Canyon is a good kid. But more than that, he is intentional. He notices others. He offers help. He brings calm into spaces that feel unsettled. He has a smile that glows, not because life has always been easy, but because hope is finally taking root. His heart wants deeply to love and to be loved, and that openness is something sacred.

The last month has been full of milestones. A driver’s license. A car. Real responsibility. Those things are symbols, but what they truly represent is trust. Someone saying, “I believe you can handle this.” And Canyon has risen to that belief. He is more confident. More grounded. Becoming something great right before my eyes.

There are still challenges. There are still obstacles. Growth is never linear. Some days are heavier than others. But we are navigating it together. And that togetherness matters. It teaches him that struggle does not mean isolation. It teaches me that guidance is not about control, but about steady presence. The reward is not flawless progress. The reward is watching resilience form.

Canyon makes me feel like a dad. And I am really digging that feeling. There is something deeply grounding about it. He has brought life into the home. Movement. Purpose. Laughter. He is a helper, naturally. He looks for ways to contribute. He takes pride in being useful. We are making memories together. Not flashy ones. Real ones. The kind you don’t realize are shaping you until you look back and smile.

I have watched him give hugs, deep hugs, the kind that say more than words ever could. I have watched him receive hugs too, something he desires and needs. In those moments, you can see the shift. He belongs. And belonging changes everything. It changes posture. It changes confidence. It changes the way someone imagines their future.

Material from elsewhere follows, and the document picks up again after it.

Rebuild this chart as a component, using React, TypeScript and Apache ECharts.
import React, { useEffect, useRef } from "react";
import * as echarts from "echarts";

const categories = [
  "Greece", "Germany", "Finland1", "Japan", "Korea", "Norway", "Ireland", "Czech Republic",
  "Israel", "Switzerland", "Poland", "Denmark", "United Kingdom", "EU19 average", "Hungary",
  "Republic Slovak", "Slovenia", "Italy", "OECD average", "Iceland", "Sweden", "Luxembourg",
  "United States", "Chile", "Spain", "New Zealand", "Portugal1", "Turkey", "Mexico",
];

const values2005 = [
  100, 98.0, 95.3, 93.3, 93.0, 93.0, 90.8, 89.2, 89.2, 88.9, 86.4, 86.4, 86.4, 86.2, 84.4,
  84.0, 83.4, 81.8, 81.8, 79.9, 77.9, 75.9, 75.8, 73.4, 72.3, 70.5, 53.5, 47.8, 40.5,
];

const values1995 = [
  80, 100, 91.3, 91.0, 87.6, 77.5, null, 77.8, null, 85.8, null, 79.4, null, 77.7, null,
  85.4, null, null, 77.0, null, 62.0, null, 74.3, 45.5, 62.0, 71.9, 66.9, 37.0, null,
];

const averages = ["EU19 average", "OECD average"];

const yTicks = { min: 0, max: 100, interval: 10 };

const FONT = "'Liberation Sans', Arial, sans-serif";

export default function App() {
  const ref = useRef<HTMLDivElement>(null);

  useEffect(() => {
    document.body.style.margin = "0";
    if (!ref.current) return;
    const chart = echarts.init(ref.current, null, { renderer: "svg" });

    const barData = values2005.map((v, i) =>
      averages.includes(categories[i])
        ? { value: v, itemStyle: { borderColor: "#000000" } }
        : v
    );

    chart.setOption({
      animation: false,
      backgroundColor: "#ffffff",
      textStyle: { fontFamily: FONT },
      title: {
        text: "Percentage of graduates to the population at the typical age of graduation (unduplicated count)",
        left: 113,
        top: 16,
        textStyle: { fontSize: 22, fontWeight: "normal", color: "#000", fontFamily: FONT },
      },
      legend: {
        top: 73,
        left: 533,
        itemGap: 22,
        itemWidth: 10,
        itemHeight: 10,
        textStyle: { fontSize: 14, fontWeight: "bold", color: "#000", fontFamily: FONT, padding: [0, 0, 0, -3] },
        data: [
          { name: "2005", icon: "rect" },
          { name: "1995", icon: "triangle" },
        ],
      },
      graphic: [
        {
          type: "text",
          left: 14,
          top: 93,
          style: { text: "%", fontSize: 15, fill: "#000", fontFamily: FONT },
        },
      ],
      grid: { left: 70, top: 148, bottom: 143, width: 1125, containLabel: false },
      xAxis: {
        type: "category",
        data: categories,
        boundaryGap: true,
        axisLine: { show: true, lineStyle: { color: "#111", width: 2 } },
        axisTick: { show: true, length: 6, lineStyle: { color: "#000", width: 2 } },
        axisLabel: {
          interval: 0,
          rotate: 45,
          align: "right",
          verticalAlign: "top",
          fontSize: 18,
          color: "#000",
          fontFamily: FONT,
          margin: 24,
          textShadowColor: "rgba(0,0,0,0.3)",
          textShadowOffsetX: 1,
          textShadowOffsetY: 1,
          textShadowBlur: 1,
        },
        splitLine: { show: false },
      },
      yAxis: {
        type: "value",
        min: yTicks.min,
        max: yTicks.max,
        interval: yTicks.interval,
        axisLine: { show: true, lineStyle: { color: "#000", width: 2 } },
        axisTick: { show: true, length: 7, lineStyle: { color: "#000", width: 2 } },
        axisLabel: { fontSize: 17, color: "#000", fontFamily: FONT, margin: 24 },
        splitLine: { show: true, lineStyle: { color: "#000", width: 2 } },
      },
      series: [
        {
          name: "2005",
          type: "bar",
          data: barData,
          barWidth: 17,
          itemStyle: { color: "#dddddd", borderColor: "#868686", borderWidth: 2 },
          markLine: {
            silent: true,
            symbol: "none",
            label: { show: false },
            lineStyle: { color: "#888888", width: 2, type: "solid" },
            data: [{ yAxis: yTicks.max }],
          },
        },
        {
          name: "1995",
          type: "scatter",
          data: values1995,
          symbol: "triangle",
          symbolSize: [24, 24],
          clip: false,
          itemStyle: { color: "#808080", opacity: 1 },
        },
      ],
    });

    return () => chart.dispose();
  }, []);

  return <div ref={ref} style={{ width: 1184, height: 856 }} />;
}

Canyon walks differently now. With pride. With ease. He radiates happiness in a way that feels earned. He is discovering who he is. Trying new styles. Finding his voice. Understanding what safe feels like in his body and in his spirit. Learning what it truly means to have a home.

This May, he will graduate. In August 2026, he will head off to the military. He is choosing a future rooted in service, discipline, and purpose. That road will challenge him. It will stretch him. It will shape him. And I am excited for it, because I know the foundation he is standing on now is solid.

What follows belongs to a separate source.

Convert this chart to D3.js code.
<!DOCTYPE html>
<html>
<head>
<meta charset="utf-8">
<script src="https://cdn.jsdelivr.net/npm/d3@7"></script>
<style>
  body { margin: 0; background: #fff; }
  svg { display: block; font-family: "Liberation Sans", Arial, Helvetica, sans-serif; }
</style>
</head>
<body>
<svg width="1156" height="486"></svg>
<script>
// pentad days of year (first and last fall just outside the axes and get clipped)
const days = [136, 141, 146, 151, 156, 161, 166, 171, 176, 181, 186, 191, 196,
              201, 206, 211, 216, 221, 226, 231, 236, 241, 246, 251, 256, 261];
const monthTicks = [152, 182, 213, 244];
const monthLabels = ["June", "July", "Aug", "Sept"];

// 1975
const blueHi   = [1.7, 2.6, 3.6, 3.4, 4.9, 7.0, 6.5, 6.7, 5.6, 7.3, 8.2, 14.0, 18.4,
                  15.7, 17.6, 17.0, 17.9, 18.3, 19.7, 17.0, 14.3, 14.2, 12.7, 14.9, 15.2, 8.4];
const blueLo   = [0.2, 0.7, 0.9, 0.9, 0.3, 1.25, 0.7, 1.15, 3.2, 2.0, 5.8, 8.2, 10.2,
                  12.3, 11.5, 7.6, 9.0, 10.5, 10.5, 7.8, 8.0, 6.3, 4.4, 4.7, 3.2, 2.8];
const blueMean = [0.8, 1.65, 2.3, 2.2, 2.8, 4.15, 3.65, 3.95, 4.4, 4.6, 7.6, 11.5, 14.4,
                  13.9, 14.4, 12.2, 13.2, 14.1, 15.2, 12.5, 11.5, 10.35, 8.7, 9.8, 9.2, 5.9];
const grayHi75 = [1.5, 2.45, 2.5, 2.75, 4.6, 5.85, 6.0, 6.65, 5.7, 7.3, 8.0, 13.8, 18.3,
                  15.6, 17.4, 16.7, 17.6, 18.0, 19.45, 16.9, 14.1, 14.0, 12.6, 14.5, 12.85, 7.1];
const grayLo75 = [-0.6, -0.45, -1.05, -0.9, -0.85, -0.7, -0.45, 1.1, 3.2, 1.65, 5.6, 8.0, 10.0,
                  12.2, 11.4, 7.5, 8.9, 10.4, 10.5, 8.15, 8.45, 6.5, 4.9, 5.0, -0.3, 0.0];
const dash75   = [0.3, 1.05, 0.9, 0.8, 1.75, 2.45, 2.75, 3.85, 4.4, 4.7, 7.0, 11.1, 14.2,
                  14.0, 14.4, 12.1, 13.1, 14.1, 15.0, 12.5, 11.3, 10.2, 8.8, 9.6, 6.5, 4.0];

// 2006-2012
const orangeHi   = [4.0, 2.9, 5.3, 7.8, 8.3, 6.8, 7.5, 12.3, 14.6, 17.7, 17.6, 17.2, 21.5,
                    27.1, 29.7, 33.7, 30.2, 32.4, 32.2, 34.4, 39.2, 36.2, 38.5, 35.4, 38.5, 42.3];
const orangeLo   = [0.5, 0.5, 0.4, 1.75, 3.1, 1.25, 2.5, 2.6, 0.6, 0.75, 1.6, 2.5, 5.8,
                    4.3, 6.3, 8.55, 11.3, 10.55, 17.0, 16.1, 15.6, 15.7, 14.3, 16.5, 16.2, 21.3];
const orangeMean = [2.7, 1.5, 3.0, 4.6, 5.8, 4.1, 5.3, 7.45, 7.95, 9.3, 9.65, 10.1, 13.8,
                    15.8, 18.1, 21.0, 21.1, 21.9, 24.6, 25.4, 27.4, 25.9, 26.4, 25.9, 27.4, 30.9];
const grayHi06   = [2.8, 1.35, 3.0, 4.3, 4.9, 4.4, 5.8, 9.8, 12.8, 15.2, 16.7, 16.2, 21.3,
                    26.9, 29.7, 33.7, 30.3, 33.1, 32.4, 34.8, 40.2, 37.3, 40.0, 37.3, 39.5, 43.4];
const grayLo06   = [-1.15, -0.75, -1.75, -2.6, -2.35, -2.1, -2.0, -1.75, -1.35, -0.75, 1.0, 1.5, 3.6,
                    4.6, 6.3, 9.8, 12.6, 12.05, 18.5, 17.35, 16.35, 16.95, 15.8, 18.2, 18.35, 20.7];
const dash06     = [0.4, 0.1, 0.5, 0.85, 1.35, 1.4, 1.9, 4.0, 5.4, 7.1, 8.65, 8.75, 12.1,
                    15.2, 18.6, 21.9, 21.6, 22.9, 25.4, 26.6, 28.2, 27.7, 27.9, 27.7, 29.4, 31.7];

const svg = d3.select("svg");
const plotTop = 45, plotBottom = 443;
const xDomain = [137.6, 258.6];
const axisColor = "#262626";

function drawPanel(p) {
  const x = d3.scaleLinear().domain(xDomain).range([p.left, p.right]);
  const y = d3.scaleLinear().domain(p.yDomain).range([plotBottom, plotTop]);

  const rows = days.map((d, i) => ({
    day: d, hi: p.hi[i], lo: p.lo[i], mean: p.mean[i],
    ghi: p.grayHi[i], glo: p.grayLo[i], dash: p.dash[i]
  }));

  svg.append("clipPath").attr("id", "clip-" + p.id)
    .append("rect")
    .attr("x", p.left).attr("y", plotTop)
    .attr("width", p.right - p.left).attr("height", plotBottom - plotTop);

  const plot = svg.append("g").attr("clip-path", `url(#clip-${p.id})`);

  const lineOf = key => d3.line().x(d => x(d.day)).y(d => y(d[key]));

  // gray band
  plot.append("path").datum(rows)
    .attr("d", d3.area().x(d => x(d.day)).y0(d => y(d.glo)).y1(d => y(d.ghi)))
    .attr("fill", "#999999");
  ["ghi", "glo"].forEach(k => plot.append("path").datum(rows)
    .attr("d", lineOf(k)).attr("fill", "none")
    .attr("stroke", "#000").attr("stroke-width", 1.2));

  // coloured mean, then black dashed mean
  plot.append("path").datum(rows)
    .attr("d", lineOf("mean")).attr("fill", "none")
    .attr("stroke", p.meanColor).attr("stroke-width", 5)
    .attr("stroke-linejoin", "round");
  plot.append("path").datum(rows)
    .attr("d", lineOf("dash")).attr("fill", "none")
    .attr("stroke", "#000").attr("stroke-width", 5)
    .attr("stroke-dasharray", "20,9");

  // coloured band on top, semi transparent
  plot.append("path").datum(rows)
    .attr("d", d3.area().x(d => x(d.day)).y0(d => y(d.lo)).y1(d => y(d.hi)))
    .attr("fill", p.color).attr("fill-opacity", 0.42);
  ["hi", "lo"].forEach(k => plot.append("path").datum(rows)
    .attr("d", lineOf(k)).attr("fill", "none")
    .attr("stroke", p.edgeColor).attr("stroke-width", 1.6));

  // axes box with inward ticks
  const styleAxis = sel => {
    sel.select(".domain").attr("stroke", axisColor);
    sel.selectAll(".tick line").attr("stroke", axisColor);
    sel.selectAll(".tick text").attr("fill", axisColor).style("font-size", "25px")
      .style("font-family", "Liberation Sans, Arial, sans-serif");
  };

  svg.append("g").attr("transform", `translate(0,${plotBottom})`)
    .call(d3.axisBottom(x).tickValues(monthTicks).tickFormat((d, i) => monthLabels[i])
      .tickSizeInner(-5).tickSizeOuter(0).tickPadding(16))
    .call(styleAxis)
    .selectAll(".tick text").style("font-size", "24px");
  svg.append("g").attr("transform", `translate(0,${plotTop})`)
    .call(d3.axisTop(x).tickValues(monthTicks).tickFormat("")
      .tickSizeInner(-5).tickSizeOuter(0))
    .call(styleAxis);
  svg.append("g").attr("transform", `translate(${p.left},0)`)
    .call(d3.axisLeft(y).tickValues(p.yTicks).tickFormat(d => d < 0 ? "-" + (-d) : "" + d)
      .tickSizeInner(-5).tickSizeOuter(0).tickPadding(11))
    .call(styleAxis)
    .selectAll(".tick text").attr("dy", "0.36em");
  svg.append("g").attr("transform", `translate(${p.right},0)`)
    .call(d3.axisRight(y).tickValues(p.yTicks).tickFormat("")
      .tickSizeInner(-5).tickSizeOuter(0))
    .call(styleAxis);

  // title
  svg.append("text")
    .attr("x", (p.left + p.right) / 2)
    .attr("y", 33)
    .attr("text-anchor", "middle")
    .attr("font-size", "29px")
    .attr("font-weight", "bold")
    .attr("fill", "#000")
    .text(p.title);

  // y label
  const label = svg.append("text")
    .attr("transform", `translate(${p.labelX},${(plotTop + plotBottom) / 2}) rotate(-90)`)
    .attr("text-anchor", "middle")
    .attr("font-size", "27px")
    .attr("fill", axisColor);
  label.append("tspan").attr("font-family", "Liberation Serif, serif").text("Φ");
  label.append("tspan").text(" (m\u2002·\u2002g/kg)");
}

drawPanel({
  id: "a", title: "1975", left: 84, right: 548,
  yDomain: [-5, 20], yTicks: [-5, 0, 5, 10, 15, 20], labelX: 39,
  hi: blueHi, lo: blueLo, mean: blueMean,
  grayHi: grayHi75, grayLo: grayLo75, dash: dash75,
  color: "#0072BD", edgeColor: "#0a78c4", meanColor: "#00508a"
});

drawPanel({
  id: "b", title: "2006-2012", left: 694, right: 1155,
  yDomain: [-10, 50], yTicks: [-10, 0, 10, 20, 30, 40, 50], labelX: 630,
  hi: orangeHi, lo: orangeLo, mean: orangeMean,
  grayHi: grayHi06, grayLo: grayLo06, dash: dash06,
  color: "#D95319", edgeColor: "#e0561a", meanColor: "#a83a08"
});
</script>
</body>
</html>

While Canyon is learning and growing, I am too. This journey has changed me. It has given me a sense of purpose I did not realize I was still searching for. Canyon has helped heal parts of me that had quietly gone untouched. There is something profoundly spiritual in that. God’s timing does not rush, and it does not waste. Sometimes the delay is what allows the blessing to be fully received.

New journeys are unfolding. New perspectives are forming. New memories are being made every day.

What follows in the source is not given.